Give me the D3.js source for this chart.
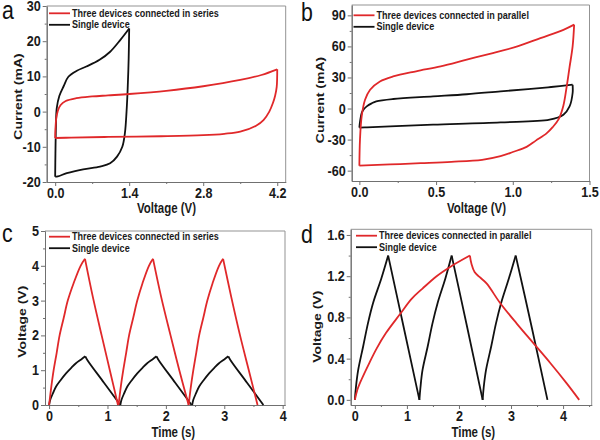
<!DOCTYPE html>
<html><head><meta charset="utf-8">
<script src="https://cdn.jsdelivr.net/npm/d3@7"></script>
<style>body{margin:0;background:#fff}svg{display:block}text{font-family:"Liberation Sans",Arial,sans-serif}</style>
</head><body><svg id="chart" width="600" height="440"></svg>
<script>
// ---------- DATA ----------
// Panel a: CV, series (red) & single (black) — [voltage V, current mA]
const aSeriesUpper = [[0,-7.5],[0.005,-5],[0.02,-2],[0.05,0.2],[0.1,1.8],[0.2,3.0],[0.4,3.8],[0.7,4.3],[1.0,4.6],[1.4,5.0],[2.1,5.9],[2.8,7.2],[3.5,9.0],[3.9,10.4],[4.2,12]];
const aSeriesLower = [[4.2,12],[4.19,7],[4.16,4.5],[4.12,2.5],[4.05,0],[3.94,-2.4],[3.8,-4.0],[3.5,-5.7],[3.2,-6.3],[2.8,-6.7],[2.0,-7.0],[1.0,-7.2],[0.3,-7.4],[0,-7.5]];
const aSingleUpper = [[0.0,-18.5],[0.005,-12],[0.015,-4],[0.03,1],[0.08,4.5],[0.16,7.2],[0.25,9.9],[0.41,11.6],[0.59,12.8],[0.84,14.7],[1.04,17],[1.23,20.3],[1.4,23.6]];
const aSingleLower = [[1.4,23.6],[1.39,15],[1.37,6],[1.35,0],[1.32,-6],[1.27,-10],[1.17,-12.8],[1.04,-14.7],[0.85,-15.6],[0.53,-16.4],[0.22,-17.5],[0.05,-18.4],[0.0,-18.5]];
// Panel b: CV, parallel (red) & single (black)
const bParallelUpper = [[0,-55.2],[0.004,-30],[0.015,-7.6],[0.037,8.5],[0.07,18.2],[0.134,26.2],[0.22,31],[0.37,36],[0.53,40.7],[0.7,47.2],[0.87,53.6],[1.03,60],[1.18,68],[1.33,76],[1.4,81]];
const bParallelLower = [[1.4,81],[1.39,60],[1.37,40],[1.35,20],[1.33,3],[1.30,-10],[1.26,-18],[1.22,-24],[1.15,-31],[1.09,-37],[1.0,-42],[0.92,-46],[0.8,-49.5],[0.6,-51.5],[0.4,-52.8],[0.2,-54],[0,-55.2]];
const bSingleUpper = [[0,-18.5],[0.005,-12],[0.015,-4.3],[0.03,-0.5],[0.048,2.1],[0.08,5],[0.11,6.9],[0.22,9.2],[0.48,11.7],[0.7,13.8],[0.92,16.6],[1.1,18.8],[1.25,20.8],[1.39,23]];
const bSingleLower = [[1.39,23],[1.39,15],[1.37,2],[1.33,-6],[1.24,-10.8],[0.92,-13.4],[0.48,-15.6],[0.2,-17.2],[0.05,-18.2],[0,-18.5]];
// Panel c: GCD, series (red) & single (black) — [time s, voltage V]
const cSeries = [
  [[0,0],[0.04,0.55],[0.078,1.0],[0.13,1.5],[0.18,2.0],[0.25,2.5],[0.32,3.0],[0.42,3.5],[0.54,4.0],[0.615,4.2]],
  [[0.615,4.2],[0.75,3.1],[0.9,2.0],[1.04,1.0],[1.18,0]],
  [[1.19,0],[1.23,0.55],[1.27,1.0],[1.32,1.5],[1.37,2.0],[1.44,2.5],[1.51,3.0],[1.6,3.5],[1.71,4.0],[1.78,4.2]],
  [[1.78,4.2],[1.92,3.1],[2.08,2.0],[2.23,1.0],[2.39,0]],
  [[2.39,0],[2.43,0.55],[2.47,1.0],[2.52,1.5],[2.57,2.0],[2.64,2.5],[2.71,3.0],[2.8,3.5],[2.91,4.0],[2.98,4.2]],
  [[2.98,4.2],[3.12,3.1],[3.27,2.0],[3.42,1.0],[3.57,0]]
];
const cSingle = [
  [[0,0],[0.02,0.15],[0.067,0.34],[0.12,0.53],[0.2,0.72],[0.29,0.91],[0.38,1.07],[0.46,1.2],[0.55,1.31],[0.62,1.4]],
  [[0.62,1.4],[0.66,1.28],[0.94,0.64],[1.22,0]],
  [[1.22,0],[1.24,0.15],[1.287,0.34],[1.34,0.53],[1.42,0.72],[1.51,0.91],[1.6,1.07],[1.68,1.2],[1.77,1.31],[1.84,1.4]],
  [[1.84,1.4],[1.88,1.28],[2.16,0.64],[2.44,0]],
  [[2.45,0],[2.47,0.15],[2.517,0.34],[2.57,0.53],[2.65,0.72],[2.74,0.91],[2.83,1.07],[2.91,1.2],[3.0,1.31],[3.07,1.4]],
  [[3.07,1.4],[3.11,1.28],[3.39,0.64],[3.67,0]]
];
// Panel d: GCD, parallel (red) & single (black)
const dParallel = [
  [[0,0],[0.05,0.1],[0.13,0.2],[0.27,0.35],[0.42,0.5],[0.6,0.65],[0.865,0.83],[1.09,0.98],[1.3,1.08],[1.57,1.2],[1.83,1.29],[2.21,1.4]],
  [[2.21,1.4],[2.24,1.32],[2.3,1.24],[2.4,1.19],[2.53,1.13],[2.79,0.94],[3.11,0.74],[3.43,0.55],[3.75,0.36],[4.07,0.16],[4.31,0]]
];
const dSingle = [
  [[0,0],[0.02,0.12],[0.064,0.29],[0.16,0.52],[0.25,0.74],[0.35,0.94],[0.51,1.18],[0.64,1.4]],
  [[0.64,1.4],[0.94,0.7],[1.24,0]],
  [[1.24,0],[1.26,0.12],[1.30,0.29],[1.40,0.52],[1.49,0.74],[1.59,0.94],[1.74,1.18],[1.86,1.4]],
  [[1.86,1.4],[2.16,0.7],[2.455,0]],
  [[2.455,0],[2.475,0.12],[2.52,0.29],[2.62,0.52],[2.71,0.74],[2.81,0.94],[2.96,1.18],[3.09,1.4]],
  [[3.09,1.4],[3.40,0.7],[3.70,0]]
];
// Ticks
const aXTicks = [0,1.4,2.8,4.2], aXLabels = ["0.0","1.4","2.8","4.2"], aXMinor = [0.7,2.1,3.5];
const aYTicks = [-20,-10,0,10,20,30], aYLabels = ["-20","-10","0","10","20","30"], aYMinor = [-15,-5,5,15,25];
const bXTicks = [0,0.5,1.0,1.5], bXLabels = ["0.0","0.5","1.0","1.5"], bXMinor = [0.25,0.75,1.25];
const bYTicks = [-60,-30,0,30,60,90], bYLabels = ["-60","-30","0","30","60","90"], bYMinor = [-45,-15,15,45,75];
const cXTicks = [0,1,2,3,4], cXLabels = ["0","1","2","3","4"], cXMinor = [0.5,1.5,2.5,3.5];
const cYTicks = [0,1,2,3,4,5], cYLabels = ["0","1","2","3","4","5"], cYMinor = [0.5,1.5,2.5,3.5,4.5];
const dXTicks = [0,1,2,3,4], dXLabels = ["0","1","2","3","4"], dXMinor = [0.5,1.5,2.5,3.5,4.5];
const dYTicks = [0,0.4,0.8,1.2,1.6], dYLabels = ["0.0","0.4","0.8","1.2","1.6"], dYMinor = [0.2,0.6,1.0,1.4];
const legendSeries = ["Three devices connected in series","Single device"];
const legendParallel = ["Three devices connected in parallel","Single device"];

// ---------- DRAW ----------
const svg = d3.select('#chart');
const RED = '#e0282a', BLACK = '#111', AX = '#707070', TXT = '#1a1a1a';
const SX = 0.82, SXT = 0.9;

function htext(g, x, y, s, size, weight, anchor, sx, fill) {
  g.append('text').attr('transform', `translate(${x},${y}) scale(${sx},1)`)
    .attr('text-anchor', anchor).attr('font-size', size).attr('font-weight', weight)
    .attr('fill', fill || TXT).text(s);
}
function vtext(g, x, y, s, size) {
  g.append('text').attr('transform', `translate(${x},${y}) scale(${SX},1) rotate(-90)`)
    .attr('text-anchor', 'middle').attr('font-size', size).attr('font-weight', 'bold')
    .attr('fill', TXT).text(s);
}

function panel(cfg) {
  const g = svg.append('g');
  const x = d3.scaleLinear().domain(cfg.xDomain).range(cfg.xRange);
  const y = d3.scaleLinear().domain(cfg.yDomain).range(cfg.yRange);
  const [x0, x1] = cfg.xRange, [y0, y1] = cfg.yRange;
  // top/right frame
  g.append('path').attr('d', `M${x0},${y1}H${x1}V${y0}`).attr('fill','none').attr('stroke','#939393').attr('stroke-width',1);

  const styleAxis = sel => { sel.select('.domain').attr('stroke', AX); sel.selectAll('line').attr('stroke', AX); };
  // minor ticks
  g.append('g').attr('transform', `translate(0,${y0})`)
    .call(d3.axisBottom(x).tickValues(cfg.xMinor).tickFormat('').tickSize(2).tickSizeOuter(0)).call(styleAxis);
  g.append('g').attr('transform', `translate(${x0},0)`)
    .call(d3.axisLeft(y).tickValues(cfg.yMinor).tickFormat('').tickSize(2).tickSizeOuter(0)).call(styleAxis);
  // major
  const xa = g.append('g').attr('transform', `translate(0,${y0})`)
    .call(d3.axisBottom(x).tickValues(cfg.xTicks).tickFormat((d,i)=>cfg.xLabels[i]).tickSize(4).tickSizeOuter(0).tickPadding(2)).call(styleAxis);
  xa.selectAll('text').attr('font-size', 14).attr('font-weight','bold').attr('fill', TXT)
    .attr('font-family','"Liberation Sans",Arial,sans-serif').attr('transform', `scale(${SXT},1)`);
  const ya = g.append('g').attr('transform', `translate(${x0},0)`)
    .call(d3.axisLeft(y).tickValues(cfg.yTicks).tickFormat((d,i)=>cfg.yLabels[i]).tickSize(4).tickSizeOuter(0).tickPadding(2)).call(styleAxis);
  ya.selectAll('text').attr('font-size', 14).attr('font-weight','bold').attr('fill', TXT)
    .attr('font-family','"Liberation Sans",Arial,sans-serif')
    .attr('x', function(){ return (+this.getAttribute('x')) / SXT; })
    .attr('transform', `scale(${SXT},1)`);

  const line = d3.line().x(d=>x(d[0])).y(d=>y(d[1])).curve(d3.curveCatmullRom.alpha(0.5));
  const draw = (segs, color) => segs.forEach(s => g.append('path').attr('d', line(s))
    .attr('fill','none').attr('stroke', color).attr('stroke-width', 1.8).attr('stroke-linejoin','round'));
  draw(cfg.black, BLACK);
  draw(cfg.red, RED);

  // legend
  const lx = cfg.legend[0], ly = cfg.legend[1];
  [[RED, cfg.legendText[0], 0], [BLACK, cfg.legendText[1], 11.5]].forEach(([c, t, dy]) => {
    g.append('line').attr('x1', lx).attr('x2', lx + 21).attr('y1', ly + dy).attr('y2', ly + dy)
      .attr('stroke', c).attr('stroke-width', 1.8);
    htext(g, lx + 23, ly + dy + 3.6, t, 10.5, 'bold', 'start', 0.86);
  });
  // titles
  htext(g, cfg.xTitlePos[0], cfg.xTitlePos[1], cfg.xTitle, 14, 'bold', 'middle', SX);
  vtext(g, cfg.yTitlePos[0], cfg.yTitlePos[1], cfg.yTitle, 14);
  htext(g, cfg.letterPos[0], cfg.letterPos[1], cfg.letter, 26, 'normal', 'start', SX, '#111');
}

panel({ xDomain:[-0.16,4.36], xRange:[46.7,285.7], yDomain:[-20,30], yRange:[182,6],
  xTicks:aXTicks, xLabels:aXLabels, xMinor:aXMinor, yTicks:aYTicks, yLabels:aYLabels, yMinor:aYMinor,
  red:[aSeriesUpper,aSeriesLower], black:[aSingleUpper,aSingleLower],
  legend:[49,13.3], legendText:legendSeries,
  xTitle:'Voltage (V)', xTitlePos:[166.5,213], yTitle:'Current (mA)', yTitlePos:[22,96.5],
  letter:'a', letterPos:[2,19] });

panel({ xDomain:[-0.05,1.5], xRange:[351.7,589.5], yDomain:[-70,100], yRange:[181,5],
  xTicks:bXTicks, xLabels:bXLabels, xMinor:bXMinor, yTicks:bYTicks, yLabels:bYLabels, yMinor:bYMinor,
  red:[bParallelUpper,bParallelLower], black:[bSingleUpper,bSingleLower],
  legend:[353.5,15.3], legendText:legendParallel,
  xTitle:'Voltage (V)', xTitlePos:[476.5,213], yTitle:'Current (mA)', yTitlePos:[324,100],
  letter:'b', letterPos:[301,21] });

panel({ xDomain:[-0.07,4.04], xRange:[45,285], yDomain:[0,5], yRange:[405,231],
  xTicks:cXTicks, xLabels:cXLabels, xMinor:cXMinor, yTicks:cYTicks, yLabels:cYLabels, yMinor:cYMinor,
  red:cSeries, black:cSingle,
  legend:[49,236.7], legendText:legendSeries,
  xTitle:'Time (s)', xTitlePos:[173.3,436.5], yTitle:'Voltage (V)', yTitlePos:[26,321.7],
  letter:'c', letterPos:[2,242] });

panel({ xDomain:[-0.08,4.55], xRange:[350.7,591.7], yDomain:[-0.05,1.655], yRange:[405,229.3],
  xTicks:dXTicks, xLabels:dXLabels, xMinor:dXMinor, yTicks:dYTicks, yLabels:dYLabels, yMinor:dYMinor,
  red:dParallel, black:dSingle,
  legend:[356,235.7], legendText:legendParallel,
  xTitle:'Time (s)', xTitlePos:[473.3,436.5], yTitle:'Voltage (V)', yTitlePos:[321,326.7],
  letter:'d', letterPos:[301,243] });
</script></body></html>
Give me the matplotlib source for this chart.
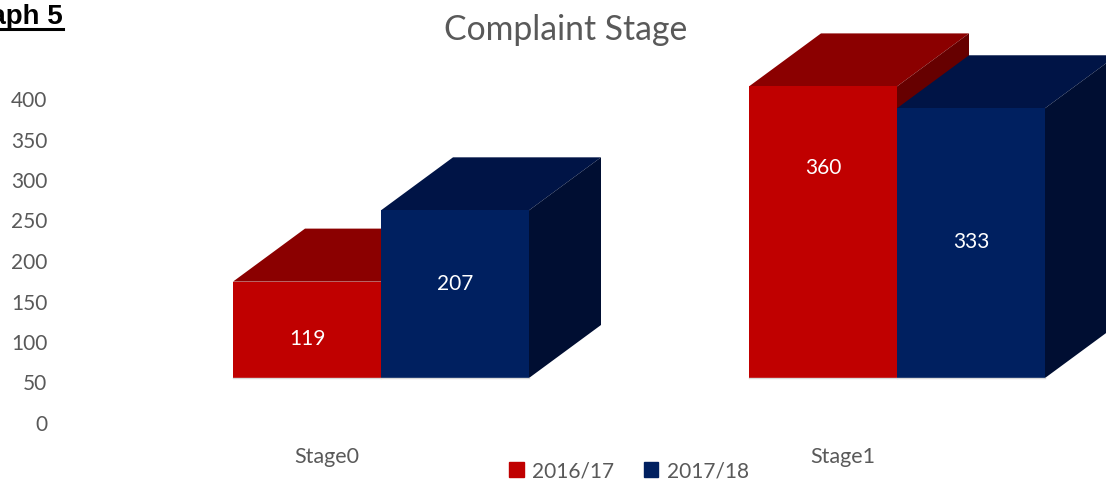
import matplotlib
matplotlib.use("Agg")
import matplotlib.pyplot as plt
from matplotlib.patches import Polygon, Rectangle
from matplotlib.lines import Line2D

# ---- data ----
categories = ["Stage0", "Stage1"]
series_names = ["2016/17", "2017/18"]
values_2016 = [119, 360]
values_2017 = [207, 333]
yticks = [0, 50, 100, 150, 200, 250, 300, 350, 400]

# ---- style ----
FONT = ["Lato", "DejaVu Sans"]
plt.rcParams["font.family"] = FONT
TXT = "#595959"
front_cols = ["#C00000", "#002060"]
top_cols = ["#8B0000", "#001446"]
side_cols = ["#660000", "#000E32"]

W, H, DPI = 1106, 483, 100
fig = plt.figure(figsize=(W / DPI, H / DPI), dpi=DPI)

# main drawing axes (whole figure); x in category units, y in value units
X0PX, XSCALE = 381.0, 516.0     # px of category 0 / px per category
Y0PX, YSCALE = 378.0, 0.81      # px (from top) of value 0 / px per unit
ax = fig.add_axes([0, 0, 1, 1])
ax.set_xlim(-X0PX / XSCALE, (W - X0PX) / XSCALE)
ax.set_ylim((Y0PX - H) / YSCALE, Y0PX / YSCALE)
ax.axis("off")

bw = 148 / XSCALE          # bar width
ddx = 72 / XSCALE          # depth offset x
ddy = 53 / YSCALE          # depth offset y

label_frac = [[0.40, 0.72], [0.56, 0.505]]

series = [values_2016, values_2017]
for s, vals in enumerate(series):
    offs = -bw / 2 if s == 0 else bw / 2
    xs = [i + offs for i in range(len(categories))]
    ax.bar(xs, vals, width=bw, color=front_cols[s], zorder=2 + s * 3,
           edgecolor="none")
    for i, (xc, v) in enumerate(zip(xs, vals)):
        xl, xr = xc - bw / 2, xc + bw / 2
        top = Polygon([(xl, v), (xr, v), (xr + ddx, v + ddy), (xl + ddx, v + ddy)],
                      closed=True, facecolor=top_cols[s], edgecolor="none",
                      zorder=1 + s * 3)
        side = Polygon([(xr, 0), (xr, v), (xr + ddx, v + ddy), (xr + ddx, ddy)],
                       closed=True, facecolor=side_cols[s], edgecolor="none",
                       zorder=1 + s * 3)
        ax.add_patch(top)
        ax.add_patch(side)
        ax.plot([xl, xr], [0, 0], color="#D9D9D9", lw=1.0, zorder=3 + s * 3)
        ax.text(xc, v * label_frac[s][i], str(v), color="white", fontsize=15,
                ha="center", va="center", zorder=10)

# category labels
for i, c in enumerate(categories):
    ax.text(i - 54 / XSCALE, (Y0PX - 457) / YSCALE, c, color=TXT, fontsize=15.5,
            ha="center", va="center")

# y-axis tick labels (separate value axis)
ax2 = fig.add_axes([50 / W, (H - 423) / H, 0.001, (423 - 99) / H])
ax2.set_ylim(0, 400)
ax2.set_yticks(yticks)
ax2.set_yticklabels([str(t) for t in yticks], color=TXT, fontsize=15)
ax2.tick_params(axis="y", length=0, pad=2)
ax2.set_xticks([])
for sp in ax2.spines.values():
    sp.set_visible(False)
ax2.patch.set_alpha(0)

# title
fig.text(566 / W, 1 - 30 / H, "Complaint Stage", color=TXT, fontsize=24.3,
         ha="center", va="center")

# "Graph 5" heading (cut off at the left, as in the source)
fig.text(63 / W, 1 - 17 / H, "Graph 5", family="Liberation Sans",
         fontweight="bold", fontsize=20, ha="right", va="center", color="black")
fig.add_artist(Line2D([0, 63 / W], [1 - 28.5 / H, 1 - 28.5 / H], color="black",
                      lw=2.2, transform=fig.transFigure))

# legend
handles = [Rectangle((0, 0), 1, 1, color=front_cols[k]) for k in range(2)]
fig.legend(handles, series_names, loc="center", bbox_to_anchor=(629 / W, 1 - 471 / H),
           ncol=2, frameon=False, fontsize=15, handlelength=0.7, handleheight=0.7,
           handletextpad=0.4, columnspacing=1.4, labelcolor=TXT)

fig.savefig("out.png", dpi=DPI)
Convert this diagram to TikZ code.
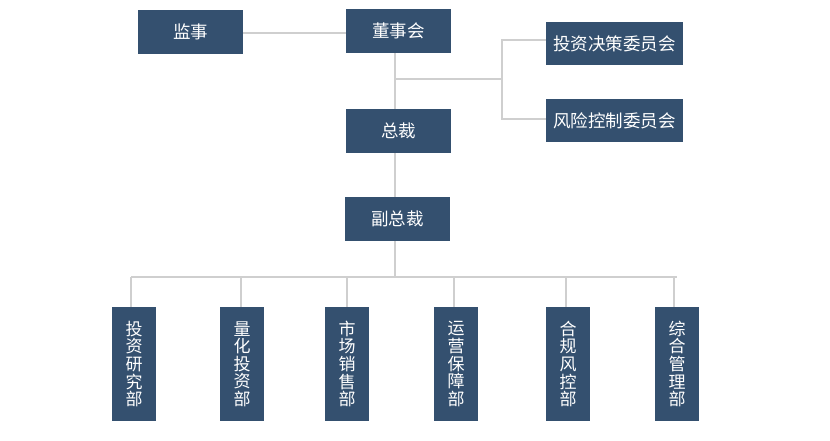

□ □ □ □ □

Pictures do not belong in the copy. Reproduce exactly the lines from the one with "Give me the matplotlib source for this chart." to the one with "yticks = [0, 50, 100, 150, 200, 250, 300, 350, 400]", both lines included.

→ Exercise solution:
Give me the matplotlib source for this chart.
import matplotlib
matplotlib.use("Agg")
import matplotlib.pyplot as plt
from matplotlib.patches import Polygon, Rectangle
from matplotlib.lines import Line2D

# ---- data ----
categories = ["Stage0", "Stage1"]
series_names = ["2016/17", "2017/18"]
values_2016 = [119, 360]
values_2017 = [207, 333]
yticks = [0, 50, 100, 150, 200, 250, 300, 350, 400]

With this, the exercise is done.